Nicht nur Tests bei Risikogruppen

Wie hoch die Zahl der tatsächlich Infizierten ist, das weiss niemand. Dazu bräuchte es viele Tests nach dem Zufallsprinzip, und nicht nur Tests bei Risikopatienten und Spitalpersonal. Klar ist, dass sich deutlich mehr Menschen angesteckt haben, als das Bundesamt ausweist. Es spricht selbst von «einer hohen Dunkelziffer». 

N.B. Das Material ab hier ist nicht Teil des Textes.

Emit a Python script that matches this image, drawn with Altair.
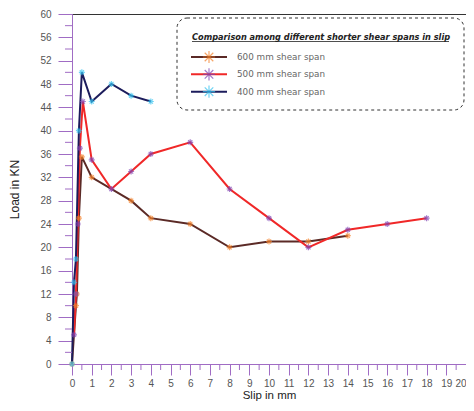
import altair as alt
import pandas as pd

series_names = ["600 mm shear span", "500 mm shear span", "400 mm shear span"]

slip_600 = [0, 0.2, 0.25, 0.35, 0.5, 1, 3, 4, 6, 8, 10, 12, 14]
load_600 = [0, 10, 12, 25, 35.5, 32, 28, 25, 24, 20, 21, 21, 22]

slip_500 = [0.1, 0.2, 0.3, 0.4, 0.55, 1, 2, 3, 4, 6, 8, 10, 12, 14, 16, 18]
load_500 = [5, 12, 24, 37, 45, 35, 30, 33, 36, 38, 30, 25, 20, 23, 24, 25]

slip_400 = [0, 0.1, 0.2, 0.35, 0.5, 1, 2, 3, 4]
load_400 = [0, 14, 18, 40, 50, 45, 48, 46, 45]

x_ticks = list(range(0, 21))
y_ticks = list(range(0, 61, 4))

line_colors = ["#5b2a26", "#f02828", "#1c1c5c"]
marker_colors = ["#f5822a", "#8044b4", "#35c3f0"]

rows = []
for name, xs, ys in zip(series_names, [slip_600, slip_500, slip_400], [load_600, load_500, load_400]):
    for i, (x, y) in enumerate(zip(xs, ys)):
        rows.append({"series": name, "slip": x, "load": y, "idx": i})
df = pd.DataFrame(rows)

AXIS_PURPLE = "#a06cc4"
star = "M-1,0L1,0M0,-1L0,1M-0.7,-0.7L0.7,0.7M-0.7,0.7L0.7,-0.7"

x_scale = alt.Scale(domain=[0, 20], nice=False)
y_scale = alt.Scale(domain=[0, 60], nice=False)
x_axis = alt.Axis(title="Slip in mm", values=x_ticks, grid=False, labelOverlap=False,
                  labelFlush=False,
                  labelAlign={"condition": {"test": "datum.value == 20", "value": "right"}, "value": "center"},
                  domainColor=AXIS_PURPLE, tickColor=AXIS_PURPLE,
                  tickSize=11, labelFont="Liberation Sans", labelFontSize=10,
                  labelColor="#555555", titleFont="Liberation Sans",
                  titleFontSize=11.5, titleFontWeight="normal", titleColor="#222222",
                  labelPadding=3, titlePadding=1)
y_axis = alt.Axis(title="Load in KN", values=y_ticks, grid=False, labelOverlap=False,
                  labelFlush=False, domainColor=AXIS_PURPLE, tickColor=AXIS_PURPLE, tickSize=14,
                  labelFont="Liberation Sans", labelFontSize=10,
                  labelColor="#555555", titleFont="Liberation Sans",
                  titleFontSize=12, titleFontWeight="normal", titleColor="#222222",
                  labelPadding=7, titlePadding=18)

base = alt.Chart(df)

lines = base.mark_line(strokeWidth=2).encode(
    x=alt.X("slip:Q", scale=x_scale, axis=x_axis),
    y=alt.Y("load:Q", scale=y_scale, axis=y_axis),
    color=alt.Color("series:N", scale=alt.Scale(domain=series_names, range=line_colors), legend=None),
    order="idx:Q",
)
points = base.mark_point(shape=star, filled=False, size=36, strokeWidth=1.2).encode(
    x=alt.X("slip:Q", scale=x_scale, axis=x_axis),
    y=alt.Y("load:Q", scale=y_scale, axis=y_axis),
    stroke=alt.Stroke("series:N", scale=alt.Scale(domain=series_names, range=marker_colors), legend=None),
)

# minor ticks
minor_x = pd.DataFrame({"slip": [i + 0.5 for i in range(20)]})
minor_y = pd.DataFrame({"load": [i for i in range(2, 60, 4)]})
mx = alt.Chart(minor_x).mark_rule(color=AXIS_PURPLE).encode(
    x=alt.X("slip:Q", scale=x_scale, axis=x_axis), y=alt.value(350), y2=alt.value(356))
my = alt.Chart(minor_y).mark_rule(color=AXIS_PURPLE).encode(
    y=alt.Y("load:Q", scale=y_scale, axis=y_axis), x=alt.value(0), x2=alt.value(-7))

# legend box
box = alt.Chart(pd.DataFrame({"a": [0]})).mark_rect(
    fill="white", stroke="#333333", strokeDash=[3, 3], strokeWidth=1, cornerRadius=10
).encode(x=alt.value(105), x2=alt.value(392), y=alt.value(4), y2=alt.value(96))

legend_title = alt.Chart(pd.DataFrame({"t": ["Comparison among different shorter shear spans in slip"]})).mark_text(
    font="DejaVu Sans", fontSize=8.2, fontStyle="italic", fontWeight="bold", color="#222222", align="left"
).encode(text="t:N", x=alt.value(120), y=alt.value(23.5))
underline = alt.Chart(pd.DataFrame({"a": [0]})).mark_rule(color="#222222", strokeWidth=0.8).encode(
    x=alt.value(120), x2=alt.value(377), y=alt.value(27.5))

leg_df = pd.DataFrame({"series": series_names, "ypix": [43, 60.3, 77.7]})
leg_lines = alt.Chart(leg_df).mark_rule(strokeWidth=2).encode(
    x=alt.value(119), x2=alt.value(155), y=alt.Y("ypix:Q", scale=None),
    color=alt.Color("series:N", scale=alt.Scale(domain=series_names, range=line_colors), legend=None))
leg_pts = alt.Chart(leg_df).mark_point(shape=star, filled=False, size=150, strokeWidth=1.2).encode(
    x=alt.value(137), y=alt.Y("ypix:Q", scale=None),
    stroke=alt.Stroke("series:N", scale=alt.Scale(domain=series_names, range=marker_colors), legend=None))
leg_text = alt.Chart(leg_df).mark_text(
    font="DejaVu Sans", fontSize=8.8, color="#666666", align="left", baseline="middle"
).encode(x=alt.value(165), y=alt.Y("ypix:Q", scale=None), text="series:N")

chart = alt.layer(lines, mx, my, points, box, legend_title, underline, leg_lines, leg_pts, leg_text).properties(
    width=394, height=350,
    autosize=alt.AutoSizeParams(type="none"),
    padding={"left": 64, "top": 6, "right": 0, "bottom": 39},
    background="white",
).configure_view(stroke="#333333", strokeWidth=1).configure_axis(labelOverlap=False)

chart.save("out.html", embed_options={"renderer": "svg", "actions": False})
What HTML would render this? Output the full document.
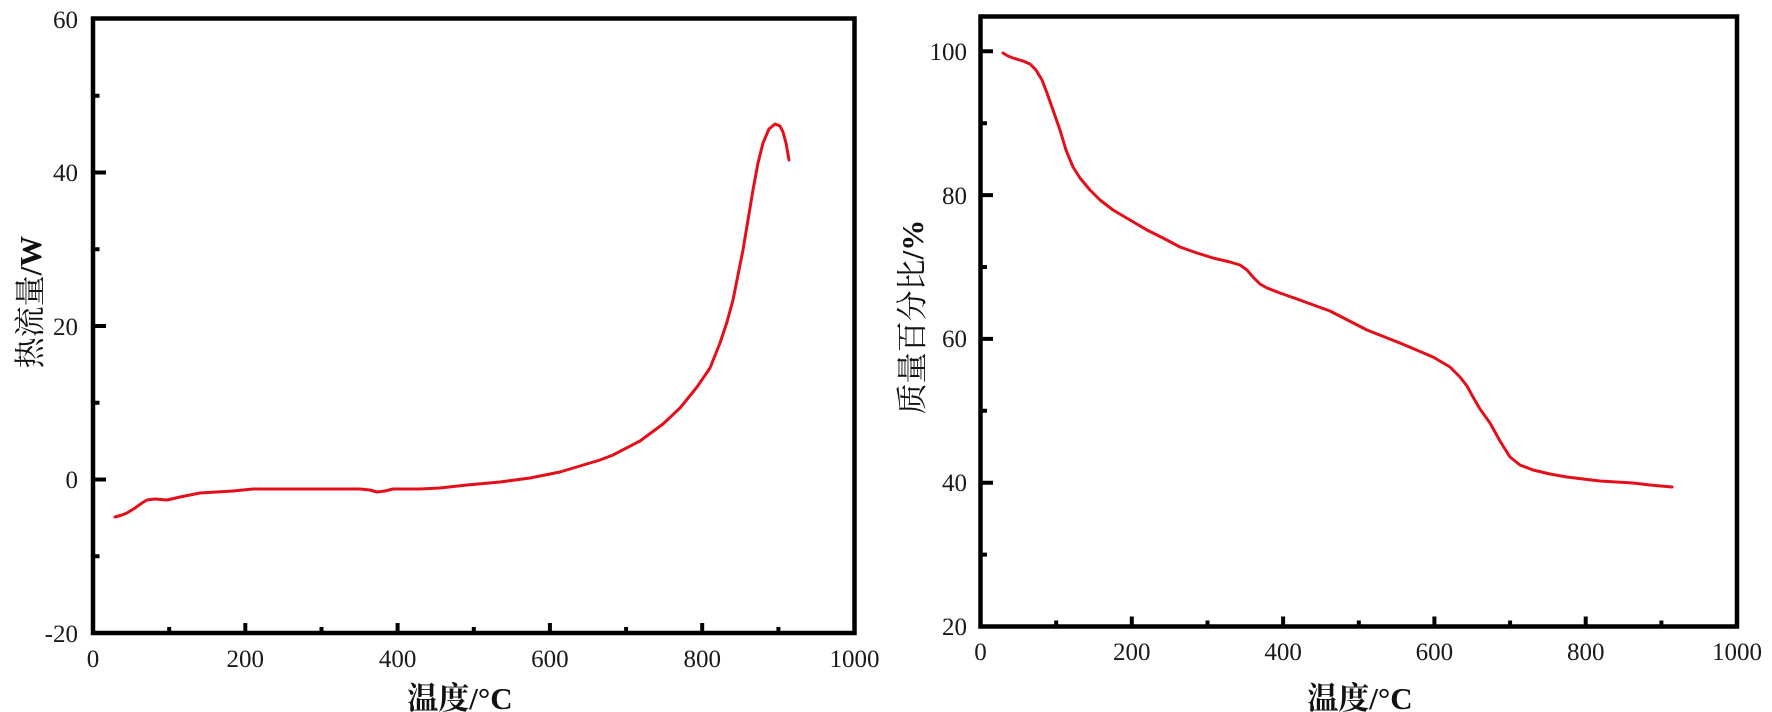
<!DOCTYPE html>
<html>
<head>
<meta charset="utf-8">
<style>
html,body{margin:0;padding:0;background:#fff;}
svg{display:block;}
.t{font-family:"Liberation Serif","Noto Serif CJK SC",serif;font-size:25px;fill:#1a1a1a;}
.lab{font-family:"Liberation Serif","Noto Serif CJK SC",serif;font-size:31px;fill:#111;}
</style>
</head>
<body>
<svg width="1772" height="712" viewBox="0 0 1772 712" xmlns="http://www.w3.org/2000/svg">
<rect width="1772" height="712" fill="#fff"/>

<!-- LEFT CHART -->
<g stroke="#000" fill="none" stroke-linecap="square">
  <rect x="93" y="18.5" width="761.5" height="614.5" stroke-width="4.5"/>
  <path d="M245.3 633V625 M397.6 633V625 M549.9 633V625 M702.2 633V625" stroke-width="4"/>
  <path d="M169.2 633V629 M321.5 633V629 M473.8 633V629 M626.1 633V629 M778.4 633V629" stroke-width="4"/>
  <path d="M93 479.5H104 M93 326H104 M93 172.5H104" stroke-width="4"/>
  <path d="M93 556.3H97.5 M93 402.8H97.5 M93 249.3H97.5 M93 95.8H97.5" stroke-width="4"/>
</g>
<g class="t" text-anchor="end">
  <text x="78" y="642">-20</text>
  <text x="78" y="488">0</text>
  <text x="78" y="335">20</text>
  <text x="78" y="181">40</text>
  <text x="78" y="28">60</text>
</g>
<g class="t" text-anchor="middle">
  <text x="93" y="667">0</text>
  <text x="245.3" y="667">200</text>
  <text x="397.6" y="667">400</text>
  <text x="549.9" y="667">600</text>
  <text x="702.2" y="667">800</text>
  <text x="854.5" y="667">1000</text>
</g>
<text class="lab" x="460" y="709" text-anchor="middle" font-weight="bold">温度/°C</text>
<text class="lab" transform="translate(41,302) rotate(-90)" text-anchor="middle">热流量<tspan font-weight="bold">/W</tspan></text>

<polyline fill="none" stroke="#e3101c" stroke-width="3" stroke-linejoin="round" stroke-linecap="round"
points="115,517 122,515 127,513 135,508 142,503 147,500 155,499 167,500 180,497 200,493 233,491 253,489 300,489 360,489 370,490 377,492 385,491 393,489 420,489 440,488 467,485 500,482 530,478 560,472 580,466 600,460 613,455 640,441 663,424 680,408 697,387 710,368 720,343 727,322 733,300 738,275 743,250 748,220 753,190 758,163 763,143 769,129 775,124 780,126 783,132 786,143 789,160"/>

<!-- RIGHT CHART -->
<g stroke="#000" fill="none" stroke-linecap="square">
  <rect x="980.5" y="16.5" width="756.5" height="610" stroke-width="4.5"/>
  <path d="M1131.8 626.5V618.5 M1283.1 626.5V618.5 M1434.4 626.5V618.5 M1585.7 626.5V618.5" stroke-width="4"/>
  <path d="M1056.2 626.5V622.5 M1207.5 626.5V622.5 M1358.8 626.5V622.5 M1510.1 626.5V622.5 M1661.4 626.5V622.5" stroke-width="4"/>
  <path d="M980.5 482.7H991 M980.5 338.9H991 M980.5 195.1H991 M980.5 51.3H991" stroke-width="4"/>
  <path d="M980.5 554.6H985 M980.5 410.8H985 M980.5 267H985 M980.5 123.2H985" stroke-width="4"/>
</g>
<g class="t" text-anchor="end">
  <text x="967" y="635">20</text>
  <text x="967" y="491">40</text>
  <text x="967" y="347">60</text>
  <text x="967" y="204">80</text>
  <text x="967" y="60">100</text>
</g>
<g class="t" text-anchor="middle">
  <text x="980.5" y="660">0</text>
  <text x="1131.8" y="660">200</text>
  <text x="1283.1" y="660">400</text>
  <text x="1434.4" y="660">600</text>
  <text x="1585.7" y="660">800</text>
  <text x="1737" y="660">1000</text>
</g>
<text class="lab" x="1360" y="709" text-anchor="middle" font-weight="bold">温度/°C</text>
<text class="lab" transform="translate(923,317) rotate(-90)" text-anchor="middle">质量百分比<tspan font-weight="bold">/%</tspan></text>

<polyline fill="none" stroke="#e3101c" stroke-width="3" stroke-linejoin="round" stroke-linecap="round"
points="1003,53 1008,56 1013,58 1023,61 1030,64 1036,70 1042,80 1047,93 1053,110 1060,130 1066,150 1073,167 1080,178 1090,190 1100,200 1113,210 1130,220 1147,230 1165,239 1180,247 1197,253 1213,258 1230,262 1240,265 1247,270 1253,277 1260,284 1267,288 1280,293 1297,299 1330,311 1367,330 1400,343 1433,357 1450,367 1460,377 1467,386 1473,397 1480,409 1490,423 1500,441 1510,457 1520,465 1533,470 1550,474 1567,477 1583,479 1600,481 1633,483 1650,485 1672,487"/>
</svg>
</body>
</html>
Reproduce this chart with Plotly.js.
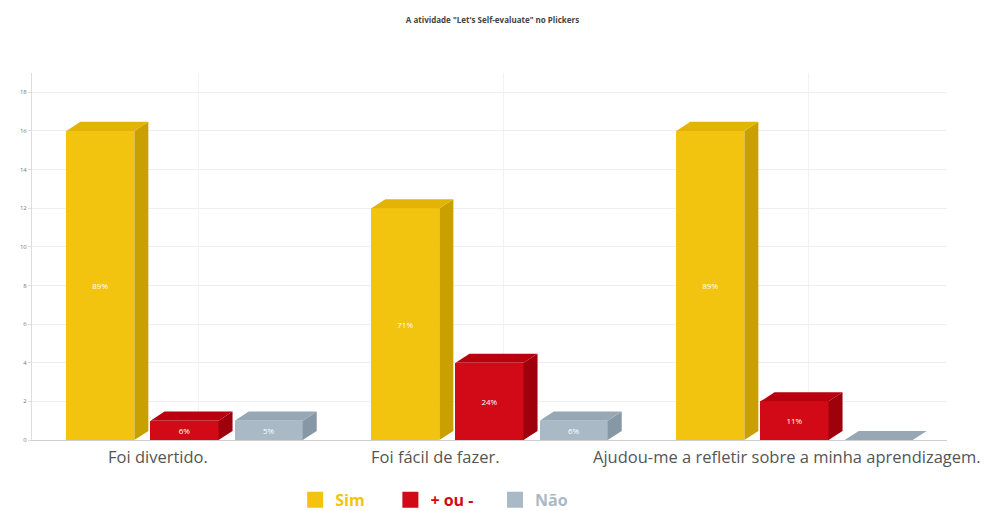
<!DOCTYPE html>
<html>
<head>
<meta charset="utf-8">
<script src="https://cdn.plot.ly/plotly-3.0.1.min.js"></script>
<style>html,body{margin:0;padding:0;background:#fff;}#chart{width:985px;height:511px;}</style>
</head>
<body>
<div id="chart"></div>
<script>
// ---- data ----
const categories = ["Foi divertido.", "Foi fácil de fazer.", "Ajudou-me a refletir sobre a minha aprendizagem."];
const seriesNames = ["Sim", "+ ou -", "Não"];
const simValues = [16, 12, 16];
const maisOuMenosValues = [1, 4, 2];
const naoValues = [1, 1, 0];
const simLabels = ["89%", "71%", "89%"];
const maisOuMenosLabels = ["6%", "24%", "11%"];
const naoLabels = ["5%", "6%", ""];
const yTicks = [0, 2, 4, 6, 8, 10, 12, 14, 16, 18];

// ---- styling ----
const frontColors = ["#F2C30F", "#D20A17", "#A9B9C5"];
const sideColors  = ["#C9A000", "#9E000C", "#8698A5"];
const topColors   = ["#E3B405", "#B8000F", "#97A8B4"];
const legendText = ["#F2C30F", "#D20A17", "#A9B9C5"];
const labelShiftPx = [-27, -54, -8];
const legendPads = ["\u00A0\u00A0\u00A0\u00A0\u00A0", "\u00A0\u00A0\u00A0\u00A0", ""];
const allValues = [simValues, maisOuMenosValues, naoValues];
const allLabels = [simLabels, maisOuMenosLabels, naoLabels];

const spacing = 0.276, barW = 0.223, dx = 0.046, dy = 0.47;
const traces = [];
const polys = [];
const legendTraces = [];
for (let s = 0; s < 3; s++) {
  const xs = categories.map((c, i) => i + (s - 1) * spacing);
  traces.push({
    type: "bar", x: xs, y: allValues[s], width: barW, showlegend: false,
    marker: {color: frontColors[s], line: {width: 0}},
    text: allLabels[s], textposition: "inside", insidetextanchor: "middle",
    textfont: {color: "#ffffff", size: 8, family: "Open Sans"},
    constraintext: "none", hoverinfo: "skip", cliponaxis: false
  });
  const sx = [], sy = [], tx = [], ty = [];
  xs.forEach((x, i) => {
    const v = allValues[s][i];
    const x0 = x - barW / 2, x1 = x + barW / 2;
    sx.push(x1, x1 + dx, x1 + dx, x1, x1, null);
    sy.push(0, dy, v + dy, v, 0, null);
    tx.push(x0, x0 + dx, x1 + dx, x1, x0, null);
    ty.push(v, v + dy, v + dy, v, v, null);
  });
  polys.push({type: "scatter", mode: "lines", x: sx, y: sy, fill: "toself", fillcolor: sideColors[s],
    line: {width: 0, color: sideColors[s]}, showlegend: false, hoverinfo: "skip", cliponaxis: false});
  polys.push({type: "scatter", mode: "lines", x: tx, y: ty, fill: "toself", fillcolor: topColors[s],
    line: {width: 0, color: topColors[s]}, showlegend: false, hoverinfo: "skip", cliponaxis: false});
  legendTraces.push({type: "scatter", mode: "markers", x: [null], y: [null], showlegend: true,
    name: '<b><span style="color:' + legendText[s] + '">' + seriesNames[s] + '</span></b>' + legendPads[s],
    marker: {symbol: "square", size: 17, color: frontColors[s]}, hoverinfo: "skip"});
}

const annotations = categories.map((c, i) => ({
  text: c, x: i, xref: "x", y: 0, yref: "paper", yshift: -16, xshift: labelShiftPx[i],
  xanchor: "center", yanchor: "middle", showarrow: false,
  font: {family: "Open Sans", size: 16.5, color: "#555"}
}));

const layout = {
  width: 985, height: 511,
  margin: {l: 32, r: 38, t: 73, b: 71},
  paper_bgcolor: "#ffffff", plot_bgcolor: "#ffffff",
  title: {text: "<b>A atividade \"Let's Self-evaluate\" no Plickers</b>",
    font: {family: "Open Sans", size: 8, color: "#444"}, x: 0.5, xanchor: "center", y: 0.96, yanchor: "middle"},
  xaxis: {
    type: "linear", range: [-0.5, 2.5], tickvals: categories.map((c, i) => i + dx), showticklabels: false,
    showgrid: true, gridcolor: "#f2f2f2", zeroline: false,
    showline: true, linecolor: "#cfcfcf", linewidth: 1, ticks: "",
    automargin: false, fixedrange: true
  },
  yaxis: {
    range: [0, 19], tickvals: yTicks, ticktext: yTicks.map(String),
    showgrid: true, gridcolor: "#efefef", zeroline: false,
    showline: true, linecolor: "#dddddd", linewidth: 1,
    ticks: "outside", ticklen: 3, tickcolor: "#dddddd",
    tickfont: {family: "Open Sans", size: 6, color: "#777"}, automargin: false, fixedrange: true
  },
  annotations: annotations,
  showlegend: true,
  legend: {orientation: "h", xref: "container", x: 0.4408, xanchor: "center",
    yref: "container", y: 0.022, yanchor: "middle",
    font: {family: "Open Sans", size: 16}, itemwidth: 30, tracegroupgap: 0, bgcolor: "rgba(0,0,0,0)"},
  bargap: 0
};

Plotly.newPlot("chart", traces.concat(polys, legendTraces), layout, {displayModeBar: false, staticPlot: true});
</script>
</body>
</html>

Chinesische Wissenschafter gehen davon aus, dass in China 85 Prozent der Infizierten unentdeckt blieben, weil sie nur geringe oder keine Krankheitssymp­tome zeigten.

Fragwürdig ist auch die amtliche Statistik der Corona-Toten. Eingang finden dort laut Bundesamt «verstorbene Personen, für die ein positiver Labortest vorliegt» – unabhängig von der Todesursache. 

Generell sagen Zahlen wenig aus, wenn man sie nicht mit anderen vergleicht. Der Bund meldet seit dem 5. März 484 Co­rona-Todes­fälle. In einem solchen Zeitraum sterben in der Schweiz – ohne Corona – normalerweise zwischen 5000 und 6000 Menschen.